Showtime’s lesbian triumph could have gone down in history as an essential and sacred text of yesteryear. But with Chaiken back at the helm, “Generation Q” took on the difficult task of marrying “The L Word” legacy and its imperfect origins with the more progressive climate of today. Showrunner Marja-Lewis Ryan, Chaiken, and their team largely succeeded. Crafted in a time when cable television clumsily and regularly explored the subject of race, the pilot episodes from 2004 hinge on an interracial couple debating whether or not to conceive a Black baby. The plot culminates in a cringe-worthy exchange between Tina and a fertility nurse that’s almost too uncomfortable to watch. In 2019, “Generation Q” instead opened its pilot with two women of color gleefully handling the aftermath of period sex — before launching into a political subplot about the importance of local governance and the sprawling, insidious impacts of Big Pharma.

Ryan and Chaiken, keenly attuned to the evolving audience their show(s) serve, used the series’ return as an opportunity to meticulously rectify what “The L Word” got wrong and tackle more of what matters to LGBTQ people now. Most notably, Daniel Sea, who played trans character Max and bore the brunt of the main show’s woeful misunderstanding of gender identity, returned to “Generation Q” in a “reparative gesture” that championed trans and nonbinary viewers while better educating older fans about the challenges those groups face. Plus, it actually featured butch characters… period. The reboot wasn’t perfect (justice for Jacqueline Toboni’s Finley!), but it was well-intentioned, a boon for the original’s reputation, and about as impactful as an IP double-dip* can be at this point in the streaming wars. (*OK, quadruple dip if you count “The Real L Word” reality show and the 2014 documentary film “L Word Mississippi: Hate the Sin,” which everyone should.)

It’s a joy of on-demand entertainment that, if I wanted to cue up the exact moment from the 2004 pilot when Tina tells her straight male therapist about “the lesbian urge to merge,” I could do it right the hell now.
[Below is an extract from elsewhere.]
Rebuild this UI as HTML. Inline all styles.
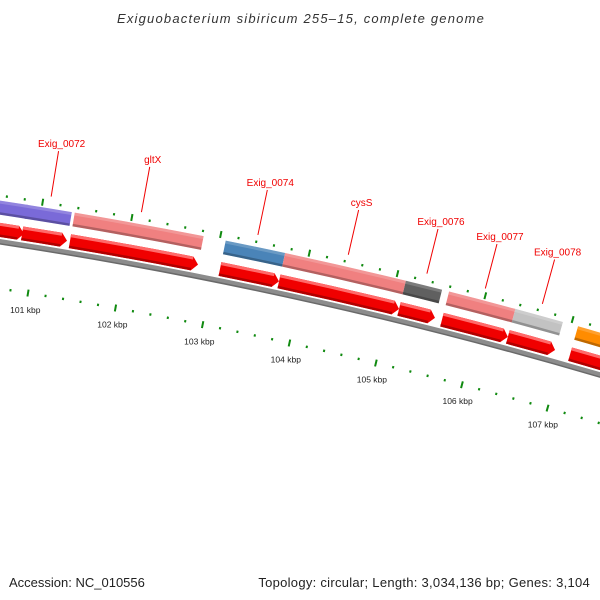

But for newer and younger queer audiences, “Generation Q” provided a significantly more-accessible entry point that Showtime’s parent company Paramount Global has since blocked off — or at the very least, has made both costlier and more confusing to find.

The reboot was just one casualty of many series and films that were removed from platforms as part of an opportunistic mass content write-off leading into the integration of Showtime into Paramount+. And yes, the network and Chaiken are reportedly still working on an “L Word” spinoff set in New York City. But coming on the heels of “Our Flag Meets Death” walking the plank at Max…and “A League of Their Own” striking out at Prime...and “Grease: Rise of the Pink Ladies” getting full-on kneecapped at Paramount+…and roughly a dozen more LGBTQ series thrown out in recent memory, the 20th anniversary of “The L Word” feels like little more than a melancholy reminder of just how miserable fighting for queer TV has become. “The Wilds,” “First Kill,” “Warrior Nun,” all canceled. (At least we’ve got “Yellowjackets”… for now.)

Since the dawn of streaming, gay and lesbian audiences have seen more shows about them getting developed and produced than ever before. And yet, LGBTQ series — particularly good LGBTQ series — are still far from common. In the face of industry headwinds (see the SAG-AFTRA and WGA strikes) and various global crises (see the COVID-19 pandemic and economy), they’re getting tossed aside faster than you can say, “God, Dana.” It’s a backslide that could make even the messiest lesbian blush, and reason enough to wonder whether our love for the “The L Word” will ever feel whole again.

UPDATE [6:52 pm ET]: A previous version of this article incorrectly credited Ilene Chaiken as the showrunner to “Generation Q.” It did involve Chaiken, but was helmed by Marja-Lewis Ryan.